DO yang terlalu rendah akan membantu produksi H2S. Kombinasi pH, oksigen, dan suhu rendah membuat hidrogen sulfida menjadi lebih berbahaya. Beberapa langkah yang dapat dilakukan untuk meminimalisir H2S di tambak antara lain:

  1. Melakukan aerasi dan sirkulasi yang cukup untuk menghindari daerah yang stagnan (titik mati) dan anaerobik di dasar kolam.
  2. Melakukan pengapuran untuk meningkatkan pH karena pH mempengaruhi toksisitas hidrogen sulfida.
  3. Mengontrol jumlah materi organik karena itu merupakan bahan metabolisme bagi mikroorganisme penghasil H2S. Salah satu cara mengontrolnya adalah dengan menambahkan probiotik sebagai agen pengontrol.

Racun plankton

Toksin dari plankton, terutama dari cyanobacteria atau yang sering dikenal dengan blue-green algae (BGA) dapat menyebabkan kematian pada zooplankton herbivor. Mayoritas racun plankton juga dapat beracun bagi udang terutama pada pencernaannya.
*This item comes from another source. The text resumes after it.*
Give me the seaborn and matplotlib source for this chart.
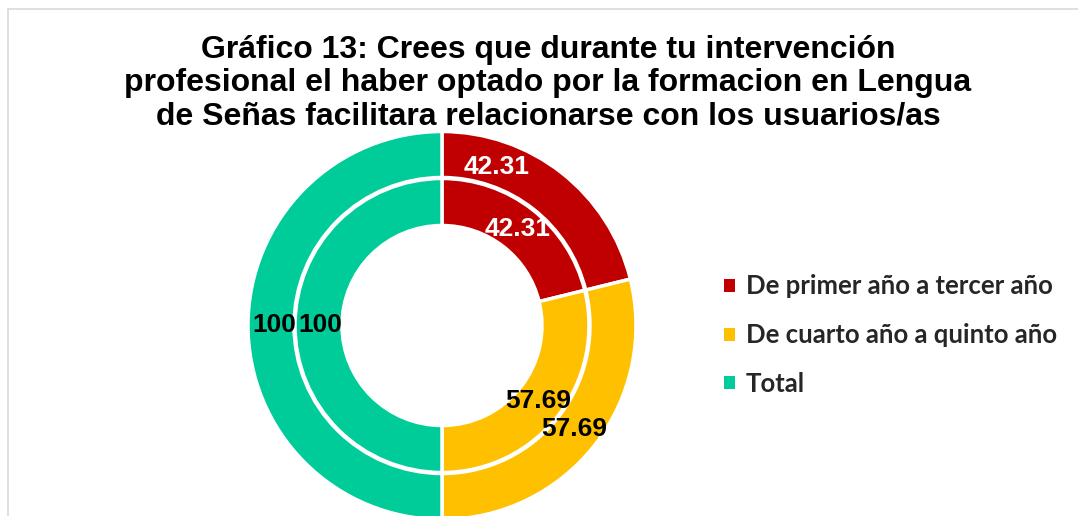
import matplotlib
matplotlib.use("Agg")
import matplotlib.pyplot as plt
import seaborn as sns
import numpy as np
from matplotlib.patches import Patch, Rectangle

categories = ["De primer año a tercer año", "De cuarto año a quinto año", "Total"]
outer_values = [42.31, 57.69, 100]
inner_values = [42.31, 57.69, 100]
colors = ["#C00000", "#FFC000", "#00CC99"]
label_colors = ["white", "black", "black"]

title = ("Gráfico 13: Crees que durante tu intervención\n"
         "profesional el haber optado por la formacion en Lengua\n"
         "de Señas facilitara relacionarse con los usuarios/as")

sns.set_theme(style="white")
plt.rcParams["font.family"] = ["Liberation Sans", "DejaVu Sans"]

W, H = 1078, 516
fig = plt.figure(figsize=(W / 100, H / 100), dpi=100)
fig.patch.set_facecolor("white")

# outline of the chart area (cropped on the right and bottom)
fig.add_artist(Rectangle((8 / W, -0.1), 1.2, 1.1 - 9 / H, transform=fig.transFigure,
                         fill=False, edgecolor="#D9D9D9", linewidth=1.2))

# donut geometry in pixels
cx, cy, r_out = 442, 516 - 325.5, 194
ax = fig.add_axes([(cx - r_out) / W, (cy - r_out) / H, 2 * r_out / W, 2 * r_out / H])

r_mid = 147 / r_out
r_in = 100 / r_out
pal = sns.color_palette(colors)

w_out, _ = ax.pie(outer_values, radius=1.0, colors=pal, startangle=90, counterclock=False,
                  wedgeprops=dict(width=1.0 - 148 / r_out, edgecolor="white", linewidth=2.5))
w_in, _ = ax.pie(inner_values, radius=r_mid, colors=pal, startangle=90, counterclock=False,
                 wedgeprops=dict(width=r_mid - r_in, edgecolor="white", linewidth=2.5))
ax.set_xlim(-1, 1)
ax.set_ylim(-1, 1)
ax.set_aspect("auto")
ax.axis("off")

# data labels (Excel nudged the outer red label towards the top)
nudge = {("outer", 0): 19}
for ring, wedges, vals, rad in [("outer", w_out, outer_values, 168 / r_out),
                                ("inner", w_in, inner_values, 122 / r_out)]:
    for i, (w, v) in enumerate(zip(wedges, vals)):
        ang = np.deg2rad((w.theta1 + w.theta2) / 2 + nudge.get((ring, i), 0))
        ax.text(rad * np.cos(ang), rad * np.sin(ang), f"{v:g}", ha="center", va="center",
                fontsize=19, fontweight="bold", color=label_colors[i])

fig.text(548 / W, 1 - 35 / H, title, ha="center", va="top", fontsize=23,
         fontweight="bold", linespacing=1.15, color="black")

handles = [Patch(facecolor=c, edgecolor="none") for c in colors]
leg = fig.legend(handles, categories, loc="upper left", bbox_to_anchor=(714 / W, 1 - 264 / H),
                 frameon=False, handlelength=0.4, handleheight=0.4, handletextpad=0.45,
                 labelspacing=0.97, borderaxespad=0,
                 prop=dict(family="Lato", weight="bold", size=18.5))

fig.savefig("out.png", dpi=100, facecolor="white")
Beberapa jenis toksin yang dihasilkan plankton antara lain:

  • Anatoxin-a (Anabaena, Aphanizomenon, Oscillatoria (Planktothrix))
  • Cylindrospermopsin (Aphanizomenon, Cylindrospermopsis, Umezakia)
  • Microcystin (Anabaena, Aphanocapsa, Hapalosiphon, Microcystis, Nostoc, Oscillatoria)
  • Saxitoxin (Anabaena, Aphanizomenon, Cylindrospermopsis, Lyngbya)

Racun dari plankton muncul saat terjadi blooming plankton atau saat kematian massal plankton. Di saat yang sama, blooming plankton menyebabkan rendahnya transparansi air, tidak tersedianya DO di lapisan bawah kolam, dan akumulasi senyawa toksik seperti amonia, nitrit, dan hidrogen sulfida.

Blooming terjadi saat nutrien melimpah yang berasal dari pemberian pakan yang terus-menerus, suhu yang naik, dan intensitas cahaya matahari yang tinggi. Beberapa langkah yang dapat dilakukan jika terjadi blooming plankton terutama dari jenis alga antara lain: 

  1. Menggunakan algicida terutama yang mengandung copper sulfat.
  2. Mengurangi dan memanipulasi input nutrien ke dalam tambak.
  3. Melakukan destratifikasi vertikal, yaitu dengan melakukan pengadukan atau bubbling.
  4. Menaikkan salinitas. Ada banyak jenis cyanobacteria yang tidak toleran dengan salinitas tinggi. Namun, tetap perhatikan kisaran salinitas yang dapat ditolerir oleh udang.